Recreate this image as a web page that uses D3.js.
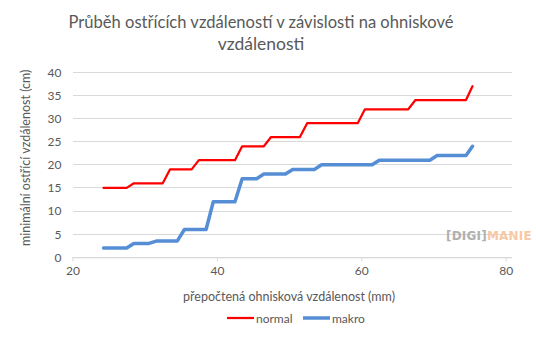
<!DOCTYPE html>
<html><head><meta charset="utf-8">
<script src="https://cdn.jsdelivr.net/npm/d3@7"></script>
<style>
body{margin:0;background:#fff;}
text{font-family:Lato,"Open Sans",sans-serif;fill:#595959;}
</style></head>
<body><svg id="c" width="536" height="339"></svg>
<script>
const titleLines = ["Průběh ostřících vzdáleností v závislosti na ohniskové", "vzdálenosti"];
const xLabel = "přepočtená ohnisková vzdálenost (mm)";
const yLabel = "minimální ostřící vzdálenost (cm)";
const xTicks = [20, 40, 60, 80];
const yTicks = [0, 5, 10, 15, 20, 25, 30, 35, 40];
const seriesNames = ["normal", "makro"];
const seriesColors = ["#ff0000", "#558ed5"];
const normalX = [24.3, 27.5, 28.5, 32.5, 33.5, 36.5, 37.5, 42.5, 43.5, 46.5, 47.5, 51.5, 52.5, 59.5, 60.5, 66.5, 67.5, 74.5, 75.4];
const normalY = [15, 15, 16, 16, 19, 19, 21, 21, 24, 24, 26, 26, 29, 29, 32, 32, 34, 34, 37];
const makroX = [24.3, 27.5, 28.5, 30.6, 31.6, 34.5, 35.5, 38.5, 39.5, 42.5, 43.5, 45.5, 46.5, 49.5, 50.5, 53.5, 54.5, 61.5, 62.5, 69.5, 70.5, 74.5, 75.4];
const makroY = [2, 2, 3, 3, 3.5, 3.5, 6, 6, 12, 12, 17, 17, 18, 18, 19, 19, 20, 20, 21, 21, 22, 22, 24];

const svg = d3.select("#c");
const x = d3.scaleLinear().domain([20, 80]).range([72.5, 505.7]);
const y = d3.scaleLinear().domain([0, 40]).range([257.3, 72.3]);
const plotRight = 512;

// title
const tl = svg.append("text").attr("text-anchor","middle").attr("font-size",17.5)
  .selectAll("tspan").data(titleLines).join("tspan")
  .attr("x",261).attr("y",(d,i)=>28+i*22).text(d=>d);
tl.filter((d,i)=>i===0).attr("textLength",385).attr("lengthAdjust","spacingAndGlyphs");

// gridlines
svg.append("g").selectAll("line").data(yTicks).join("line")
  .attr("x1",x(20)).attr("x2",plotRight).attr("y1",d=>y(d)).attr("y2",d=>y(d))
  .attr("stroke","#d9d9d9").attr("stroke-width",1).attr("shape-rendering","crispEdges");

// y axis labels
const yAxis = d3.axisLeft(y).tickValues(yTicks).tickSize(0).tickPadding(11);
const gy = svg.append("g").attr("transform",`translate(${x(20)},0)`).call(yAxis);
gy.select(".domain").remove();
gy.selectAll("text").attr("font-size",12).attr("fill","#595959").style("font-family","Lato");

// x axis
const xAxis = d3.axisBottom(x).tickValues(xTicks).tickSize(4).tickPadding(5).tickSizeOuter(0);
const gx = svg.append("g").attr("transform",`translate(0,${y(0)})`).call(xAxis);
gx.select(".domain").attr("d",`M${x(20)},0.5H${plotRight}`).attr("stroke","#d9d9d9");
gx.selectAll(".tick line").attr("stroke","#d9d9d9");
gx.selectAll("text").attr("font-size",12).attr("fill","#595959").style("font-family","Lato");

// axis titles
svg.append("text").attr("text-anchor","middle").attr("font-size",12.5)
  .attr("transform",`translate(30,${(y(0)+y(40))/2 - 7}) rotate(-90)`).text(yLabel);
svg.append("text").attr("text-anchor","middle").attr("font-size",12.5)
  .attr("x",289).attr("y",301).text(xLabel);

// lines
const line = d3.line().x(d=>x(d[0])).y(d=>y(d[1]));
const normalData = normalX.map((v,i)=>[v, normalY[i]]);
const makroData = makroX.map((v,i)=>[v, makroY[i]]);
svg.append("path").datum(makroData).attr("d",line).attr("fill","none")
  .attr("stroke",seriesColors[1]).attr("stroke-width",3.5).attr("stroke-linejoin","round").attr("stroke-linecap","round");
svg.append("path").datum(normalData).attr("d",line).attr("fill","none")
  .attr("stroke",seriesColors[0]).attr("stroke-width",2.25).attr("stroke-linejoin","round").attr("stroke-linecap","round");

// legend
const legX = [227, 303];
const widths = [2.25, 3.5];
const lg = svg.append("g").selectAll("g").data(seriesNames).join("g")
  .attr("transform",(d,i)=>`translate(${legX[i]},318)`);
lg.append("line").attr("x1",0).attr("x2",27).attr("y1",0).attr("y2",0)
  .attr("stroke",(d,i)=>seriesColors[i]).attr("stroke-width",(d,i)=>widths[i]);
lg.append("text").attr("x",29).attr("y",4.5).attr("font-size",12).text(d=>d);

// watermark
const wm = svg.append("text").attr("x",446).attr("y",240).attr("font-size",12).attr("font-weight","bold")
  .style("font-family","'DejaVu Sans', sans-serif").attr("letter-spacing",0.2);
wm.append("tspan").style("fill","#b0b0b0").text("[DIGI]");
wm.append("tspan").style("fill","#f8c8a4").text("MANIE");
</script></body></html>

→ WHAT NEEDS TO BE DONE: Copy the material shown above in full and exactly. Skip the pictures.

→ COMPLETE OUTPUT:
Recreate this image as a web page that uses D3.js.
<!DOCTYPE html>
<html><head><meta charset="utf-8">
<script src="https://cdn.jsdelivr.net/npm/d3@7"></script>
<style>
body{margin:0;background:#fff;}
text{font-family:Lato,"Open Sans",sans-serif;fill:#595959;}
</style></head>
<body><svg id="c" width="536" height="339"></svg>
<script>
const titleLines = ["Průběh ostřících vzdáleností v závislosti na ohniskové", "vzdálenosti"];
const xLabel = "přepočtená ohnisková vzdálenost (mm)";
const yLabel = "minimální ostřící vzdálenost (cm)";
const xTicks = [20, 40, 60, 80];
const yTicks = [0, 5, 10, 15, 20, 25, 30, 35, 40];
const seriesNames = ["normal", "makro"];
const seriesColors = ["#ff0000", "#558ed5"];
const normalX = [24.3, 27.5, 28.5, 32.5, 33.5, 36.5, 37.5, 42.5, 43.5, 46.5, 47.5, 51.5, 52.5, 59.5, 60.5, 66.5, 67.5, 74.5, 75.4];
const normalY = [15, 15, 16, 16, 19, 19, 21, 21, 24, 24, 26, 26, 29, 29, 32, 32, 34, 34, 37];
const makroX = [24.3, 27.5, 28.5, 30.6, 31.6, 34.5, 35.5, 38.5, 39.5, 42.5, 43.5, 45.5, 46.5, 49.5, 50.5, 53.5, 54.5, 61.5, 62.5, 69.5, 70.5, 74.5, 75.4];
const makroY = [2, 2, 3, 3, 3.5, 3.5, 6, 6, 12, 12, 17, 17, 18, 18, 19, 19, 20, 20, 21, 21, 22, 22, 24];

const svg = d3.select("#c");
const x = d3.scaleLinear().domain([20, 80]).range([72.5, 505.7]);
const y = d3.scaleLinear().domain([0, 40]).range([257.3, 72.3]);
const plotRight = 512;

// title
const tl = svg.append("text").attr("text-anchor","middle").attr("font-size",17.5)
  .selectAll("tspan").data(titleLines).join("tspan")
  .attr("x",261).attr("y",(d,i)=>28+i*22).text(d=>d);
tl.filter((d,i)=>i===0).attr("textLength",385).attr("lengthAdjust","spacingAndGlyphs");

// gridlines
svg.append("g").selectAll("line").data(yTicks).join("line")
  .attr("x1",x(20)).attr("x2",plotRight).attr("y1",d=>y(d)).attr("y2",d=>y(d))
  .attr("stroke","#d9d9d9").attr("stroke-width",1).attr("shape-rendering","crispEdges");

// y axis labels
const yAxis = d3.axisLeft(y).tickValues(yTicks).tickSize(0).tickPadding(11);
const gy = svg.append("g").attr("transform",`translate(${x(20)},0)`).call(yAxis);
gy.select(".domain").remove();
gy.selectAll("text").attr("font-size",12).attr("fill","#595959").style("font-family","Lato");

// x axis
const xAxis = d3.axisBottom(x).tickValues(xTicks).tickSize(4).tickPadding(5).tickSizeOuter(0);
const gx = svg.append("g").attr("transform",`translate(0,${y(0)})`).call(xAxis);
gx.select(".domain").attr("d",`M${x(20)},0.5H${plotRight}`).attr("stroke","#d9d9d9");
gx.selectAll(".tick line").attr("stroke","#d9d9d9");
gx.selectAll("text").attr("font-size",12).attr("fill","#595959").style("font-family","Lato");

// axis titles
svg.append("text").attr("text-anchor","middle").attr("font-size",12.5)
  .attr("transform",`translate(30,${(y(0)+y(40))/2 - 7}) rotate(-90)`).text(yLabel);
svg.append("text").attr("text-anchor","middle").attr("font-size",12.5)
  .attr("x",289).attr("y",301).text(xLabel);

// lines
const line = d3.line().x(d=>x(d[0])).y(d=>y(d[1]));
const normalData = normalX.map((v,i)=>[v, normalY[i]]);
const makroData = makroX.map((v,i)=>[v, makroY[i]]);
svg.append("path").datum(makroData).attr("d",line).attr("fill","none")
  .attr("stroke",seriesColors[1]).attr("stroke-width",3.5).attr("stroke-linejoin","round").attr("stroke-linecap","round");
svg.append("path").datum(normalData).attr("d",line).attr("fill","none")
  .attr("stroke",seriesColors[0]).attr("stroke-width",2.25).attr("stroke-linejoin","round").attr("stroke-linecap","round");

// legend
const legX = [227, 303];
const widths = [2.25, 3.5];
const lg = svg.append("g").selectAll("g").data(seriesNames).join("g")
  .attr("transform",(d,i)=>`translate(${legX[i]},318)`);
lg.append("line").attr("x1",0).attr("x2",27).attr("y1",0).attr("y2",0)
  .attr("stroke",(d,i)=>seriesColors[i]).attr("stroke-width",(d,i)=>widths[i]);
lg.append("text").attr("x",29).attr("y",4.5).attr("font-size",12).text(d=>d);

// watermark
const wm = svg.append("text").attr("x",446).attr("y",240).attr("font-size",12).attr("font-weight","bold")
  .style("font-family","'DejaVu Sans', sans-serif").attr("letter-spacing",0.2);
wm.append("tspan").style("fill","#b0b0b0").text("[DIGI]");
wm.append("tspan").style("fill","#f8c8a4").text("MANIE");
</script></body></html>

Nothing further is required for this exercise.